- Native name: Семён Данилович Номоконов
- Nickname: Taiga Shaman
- Born: 12 August 1900 Delyun, Russia
- Died: 15 July 1973 (aged 72) Zugalay, Soviet Union
- Allegiance: Soviet Union
- Service years: 1941–1945
- Rank: Sergeant
- Unit: 221st Rifle Division
- Conflicts: World War II Eastern Front Siege of Leningrad; Battle of the Dnieper; Courland Pocket; East Prussian offensive; ; Soviet invasion of Manchuria; ;
- Awards: Order of Lenin

= Semyon Nomokonov =

Soviet sniper during World War II

Semyon Danilovich Nomokonov (Семён Данилович Номоконов; 12 August 1900 – 15 July 1973) was a Soviet sniper during World War II credited with 367 kills, thus being considered as one of the deadliest snipers in history. (Note: 360 German soldiers and 7 Japanese soldiers according to the sniper log. According to other sources, 368 or 369 kills. The figure 368 includes eight Japanese killed on the Transbaikal Front.) An ethnic Hamnigan Evenk, (Note: More generally described as a Hamnigan Tungusic.) Nomokonov was among the indigenous peoples of Russia, who fought in the war. He received the nickname "Taiga Shaman" from enemies.

==Early life==
Nomokonov was born in the settlement of Delyun, Russia, to a poor family of hunters, and from childhood lived in the taiga. Nomokonov first used a rifle at the age of seven. He hunted sable, Manchurian wapiti, and elk, and was nicknamed "eye of the kite". Nomokonov was baptised at the age of 15, and received the name Semyon. In 1928, Nomokonov moved to the settlement of Nizhny Stan. Here he continued hunting, and also practised carpentry.

==World War II==
Nomokonov started his military service in August 1941, initially in a subsistence farm of a regiment. Then he made crutches for the wounded. Nomokonov became a sniper by chance. In autumn of 1941, he was evacuating one of the wounded, when he noticed a German, aiming at him. Nomokonov killed him with his own rifle. According to another version, in October 1941, Nomokonov received a rifle and decided to test it. To avoid wasting the rounds, Nomokonov tested the rifle on a German, who was moving along the wooded lake shore, bending down. After that, Nomokonov was transferred to a sniper platoon. He started shooting with a Mosin–Nagant rifle without a telescopic sight. Nomokonov fought at the Valdai Heights, Karelian Isthmus, Ukraine, Lithuania, East Prussia, and then in Manchuria. He initially marked the number of kills on his smoking pipe. Nomokonov was wounded eight times and suffered a blast injury twice.

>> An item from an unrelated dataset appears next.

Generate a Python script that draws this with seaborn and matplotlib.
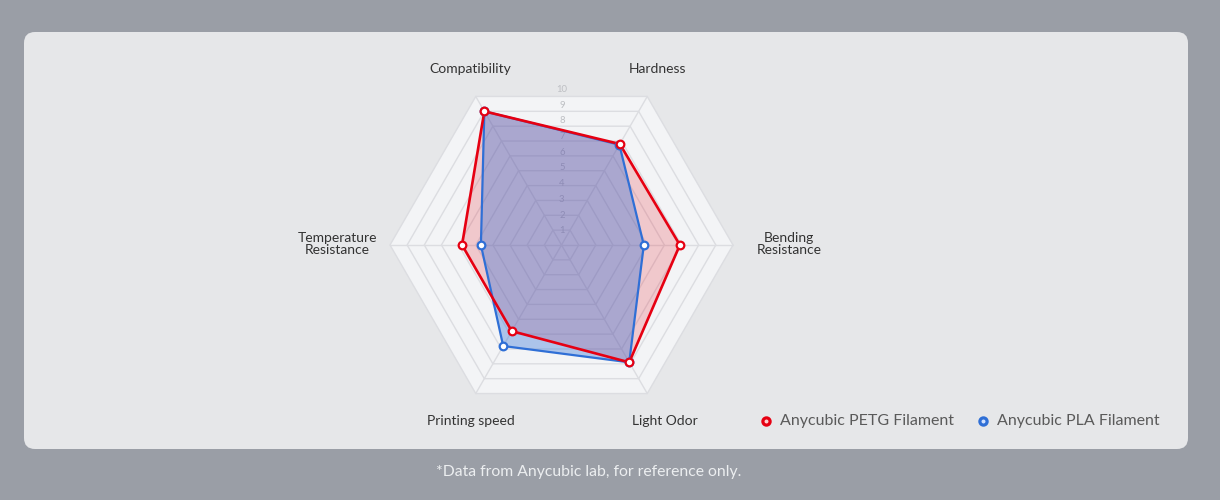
import numpy as np
import pandas as pd
import matplotlib
matplotlib.use("Agg")
import matplotlib.pyplot as plt
from matplotlib.patches import FancyBboxPatch, Polygon
import seaborn as sns

# ---------------- data ----------------
categories = ["Compatibility", "Hardness", "Bending\nResistance", "Light Odor",
              "Printing speed", "Temperature\nResistance"]
angles_deg = [120, 60, 0, -60, -120, 180]
petg_values = [9.0, 6.8, 6.9, 7.9, 5.8, 5.8]
pla_values = [9.0, 6.75, 4.8, 7.9, 6.8, 4.7]
series_names = ["Anycubic PETG Filament", "Anycubic PLA Filament"]
scale_ticks = list(range(1, 11))
footnote = "*Data from Anycubic lab, for reference only."

# ---------------- style ----------------
sns.set_theme(style="white")
plt.rcParams["font.family"] = ["Lato", "DejaVu Sans"]

RED = "#e60012"
BLUE = "#2f6fd6"
W, H = 1220, 500
fig = plt.figure(figsize=(W / 100, H / 100), dpi=100)
fig.patch.set_facecolor("#9a9ea6")

# background axes in pixel coordinates
bg = fig.add_axes([0, 0, 1, 1])
bg.set_xlim(0, W)
bg.set_ylim(H, 0)
bg.axis("off")
bg.add_patch(FancyBboxPatch((24, 32), 1164, 417,
                            boxstyle="round,pad=0,rounding_size=11",
                            facecolor="#e6e7e9", edgecolor="none"))
bg.text(588.5, 472, footnote, ha="center", va="center", color="#eceef0",
        fontsize=11.3, family=["Lato", "DejaVu Sans"])

# category labels (pixel positions)
label_pos = [(470, 69), (657, 69), (789, 244), (665, 421), (471, 421), (337, 244)]
for lab, (lx, ly) in zip(categories, label_pos):
    bg.text(lx, ly, lab, ha="center", va="center", color="#333333",
            fontsize=10, linespacing=1.05)

# legend
leg_items = [(766, 421, RED, series_names[0]), (983, 421, BLUE, series_names[1])]
for mx, my, col, name in leg_items:
    bg.plot([mx], [my], marker="o", markersize=5.2, markerfacecolor="#ffd0d0" if col == RED else "#cfe0ff",
            markeredgecolor=col, markeredgewidth=2.3, linestyle="none")
    bg.text(mx + 14, my, name, ha="left", va="center", color="#5a5a5a", fontsize=11.5)

# radar axes in value units
cx, cy, unit = 561.5, 245.0, 17.15
half = 12
wpx = 2 * half * unit
ax = fig.add_axes([(cx - half * unit) / W, (H - cy - half * unit) / H, wpx / W, wpx / H])
ax.patch.set_alpha(0)

theta = np.deg2rad(angles_deg)
ux, uy = np.cos(theta), np.sin(theta)

# grid
outer = np.column_stack([10 * ux, 10 * uy])
ax.add_patch(Polygon(outer, closed=True, facecolor="#f3f4f6", edgecolor="#dcdde1",
                     linewidth=1.0, zorder=1))
for r in scale_ticks[:-1]:
    ax.add_patch(Polygon(np.column_stack([r * ux, r * uy]), closed=True,
                         facecolor="none", edgecolor="#dcdde1", linewidth=1.0, zorder=1))
for x1, y1 in zip(ux, uy):
    ax.plot([0, 10 * x1], [0, 10 * y1], color="#dcdde1", linewidth=1.0, zorder=1)

# scale labels along the vertical (beneath the translucent fills)
for t in scale_ticks:
    ax.text(0.02, t * 0.918 - 0.1, str(t), ha="center", va="center", color="#bdbfc3",
            fontsize=6.8, zorder=1.5)

# series
def to_df(vals, name):
    v = np.array(vals)
    x = np.append(v * ux, v[0] * ux[0])
    y = np.append(v * uy, v[0] * uy[0])
    return pd.DataFrame({"x": x, "y": y, "series": name})

df_petg = to_df(petg_values, series_names[0])
df_pla = to_df(pla_values, series_names[1])

ax.fill(df_petg["x"], df_petg["y"], color=RED, alpha=0.18, linewidth=0, zorder=2)
ax.fill(df_pla["x"], df_pla["y"], color=BLUE, alpha=0.36, linewidth=0, zorder=3)

sns.lineplot(data=df_pla, x="x", y="y", sort=False, estimator=None, color=BLUE,
             linewidth=1.6, ax=ax, zorder=4, legend=False)
sns.lineplot(data=df_petg, x="x", y="y", sort=False, estimator=None, color=RED,
             linewidth=1.9, ax=ax, zorder=5, legend=False)
ax.plot(df_pla["x"][:-1], df_pla["y"][:-1], marker="o", linestyle="none", markersize=5.5,
        markerfacecolor="white", markeredgecolor=BLUE, markeredgewidth=1.6, zorder=6)
ax.plot(df_petg["x"][:-1], df_petg["y"][:-1], marker="o", linestyle="none", markersize=5.5,
        markerfacecolor="white", markeredgecolor=RED, markeredgewidth=1.6, zorder=7)
ax.set_xlim(-half, half)
ax.set_ylim(-half, half)
ax.axis("off")

fig.savefig("out.png", dpi=100, facecolor=fig.get_facecolor())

As a sniper instructor, Nomokonov trained over 150 soldiers.

==Post-war life==
Nomokonov returned home on a horse. In the autumn of 1945, Nomokonov received a horse, binoculars, and a personalized sniper rifle no. 24638 for his military service. He continued practising carpentry in Nizhny Stan, but then moved to the settlement of Zugalay, where his elder sons were living. He built a house and continued hunting during his free time. According to Nomokonov's daughter, Zoya Babuyeva, he was a taciturn person and did not like to talk much about the war.

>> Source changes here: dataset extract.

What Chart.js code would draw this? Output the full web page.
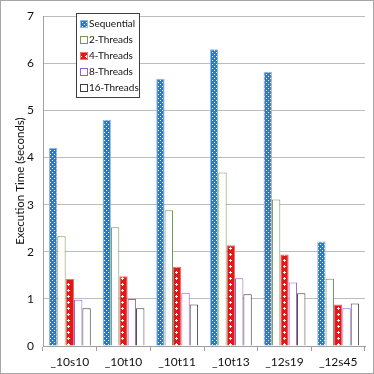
<!DOCTYPE html>
<html>
<head>
<meta charset="utf-8">
<script src="https://cdn.jsdelivr.net/npm/chart.js@4/dist/chart.umd.min.js"></script>
<style>
  html, body { margin: 0; padding: 0; background: #fff; }
  #wrap { width: 374px; height: 374px; }
</style>
</head>
<body>
<div id="wrap"><canvas id="chart" width="374" height="374"></canvas></div>
<script>
// chart data
const categories = ['_10s10', '_10t10', '_10t11', '_10t13', '_12s19', '_12s45'];
const sequential = [4.2, 4.8, 5.67, 6.3, 5.82, 2.22];
const threads2 = [2.33, 2.52, 2.88, 3.68, 3.11, 1.43];
const threads4 = [1.42, 1.48, 1.68, 2.14, 1.94, 0.88];
const threads8 = [0.98, 1.0, 1.13, 1.44, 1.35, 0.8];
const threads16 = [0.8, 0.8, 0.88, 1.1, 1.12, 0.9];
const yTicks = [0, 1, 2, 3, 4, 5, 6, 7];

// small tiled patterns like the office chart fills
function makePattern(bg, dots, size) {
    let c = document.createElement('canvas');
    c.width = size; c.height = size;
    let g = c.getContext('2d');
    g.fillStyle = bg;
    g.fillRect(0, 0, size, size);
    g.fillStyle = '#ffffff';
    dots.forEach(function (d) { g.fillRect(d[0], d[1], d[2], d[3]); });
    return g.createPattern(c, 'repeat');
}

const ctx = document.getElementById('chart').getContext('2d');
const bluePattern = makePattern('#2a78d2', [[0, 0, 1, 1], [2, 2, 1, 1]], 4);
const redPattern = makePattern('#e01818', [[2, 1, 1, 3], [1, 2, 3, 1]], 6);

const series = [
    { label: 'Sequential', data: sequential, fill: bluePattern, border: '#8fb8e8' },
    { label: '2-Threads', data: threads2, fill: '#ffffff', border: '#6f9c52' },
    { label: '4-Threads', data: threads4, fill: redPattern, border: '#f07070' },
    { label: '8-Threads', data: threads8, fill: '#ffffff', border: '#9a5fcf' },
    { label: '16-Threads', data: threads16, fill: '#ffffff', border: '#404040' }
];

// frame around the picture + legend box inside the plot
const decor = {
    id: 'decor',
    beforeDraw: function (chart) {
        let c = chart.ctx;
        c.save();
        c.fillStyle = '#fff';
        c.fillRect(0, 0, chart.width, chart.height);
        c.strokeStyle = '#a6a6a6';
        c.lineWidth = 1;
        c.strokeRect(0.5, 0.5, chart.width - 1, chart.height - 1);
        c.restore();
    },
    afterDraw: function (chart) {
        let c = chart.ctx;
        c.save();
        let x = 76.5, y = 13.5, w = 63, h = 84;
        c.fillStyle = '#fff';
        c.fillRect(x, y, w, h);
        c.strokeStyle = '#404040';
        c.lineWidth = 1;
        c.strokeRect(x, y, w, h);
        c.font = '10px Lato, "Liberation Sans", sans-serif';
        c.textBaseline = 'middle';
        series.forEach(function (s, i) {
            let cy = 24 + i * 16;
            c.fillStyle = s.fill;
            c.fillRect(81, cy - 3, 6, 6);
            c.strokeStyle = s.border;
            c.strokeRect(80.5, cy - 3.5, 7, 7);
            c.fillStyle = '#111';
            c.fillText(s.label, 89, cy);
        });
        c.restore();
    }
};

new Chart(ctx, {
    type: 'bar',
    data: {
        labels: categories,
        datasets: series.map(function (s) {
            return {
                label: s.label,
                data: s.data,
                backgroundColor: s.fill,
                borderColor: s.border,
                borderWidth: 1,
                categoryPercentage: 0.78,
                barPercentage: 1
            };
        })
    },
    options: {
        responsive: false,
        animation: false,
        layout: { padding: { top: 11, right: 9, left: 13, bottom: 0 } },
        plugins: {
            legend: { display: false },
            tooltip: { enabled: false }
        },
        scales: {
            x: {
                grid: { drawOnChartArea: false, drawTicks: true, tickLength: 5, color: '#a0a0a0', offset: true },
                border: { color: '#a0a0a0' },
                ticks: { color: '#111', font: { family: 'Lato', size: 12 }, padding: 4, maxRotation: 0 },
                afterFit: function (scale) { scale.height = 28; }
            },
            y: {
                min: 0,
                max: 7,
                afterBuildTicks: function (scale) {
                    scale.ticks = yTicks.map(function (v) { return { value: v }; });
                },
                grid: { color: '#bcbcbc', drawTicks: false },
                border: { color: '#a0a0a0' },
                ticks: { color: '#111', font: { family: 'Lato', size: 12 }, padding: 9 },
                title: {
                    display: true,
                    text: 'Execution Time (seconds)',
                    color: '#111',
                    font: { family: 'Lato', size: 11.5 },
                    padding: { top: 0, bottom: 0 }
                },
                afterFit: function (scale) { scale.width = 30; }
            }
        }
    },
    plugins: [decor]
});
</script>
</body>
</html>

Nomokonov died in Zugalay and was interred there. Nomokonov left 9 children and 49 grandchildren.

==Awards==
- Order of Lenin
- Order of the Red Banner
- Two Order of the Red Star
- Medal "For Battle Merit"

==Popular culture==
Poet Vasily Lebedev-Kumach dedicated a poem to him.

The 2012 Russian television film Sniper 2: Tungus is loosely based on the exploits of Nomokonov during the war. The main protagonist of the film, Mikhail Kononov, played by Kazakh actor Tolepbergen Baisakalov, is nicknamed "Tungus" in reference to Nomokonov's ethnic background as a Hamnigan Evenki, a northern branch of Tungusic people.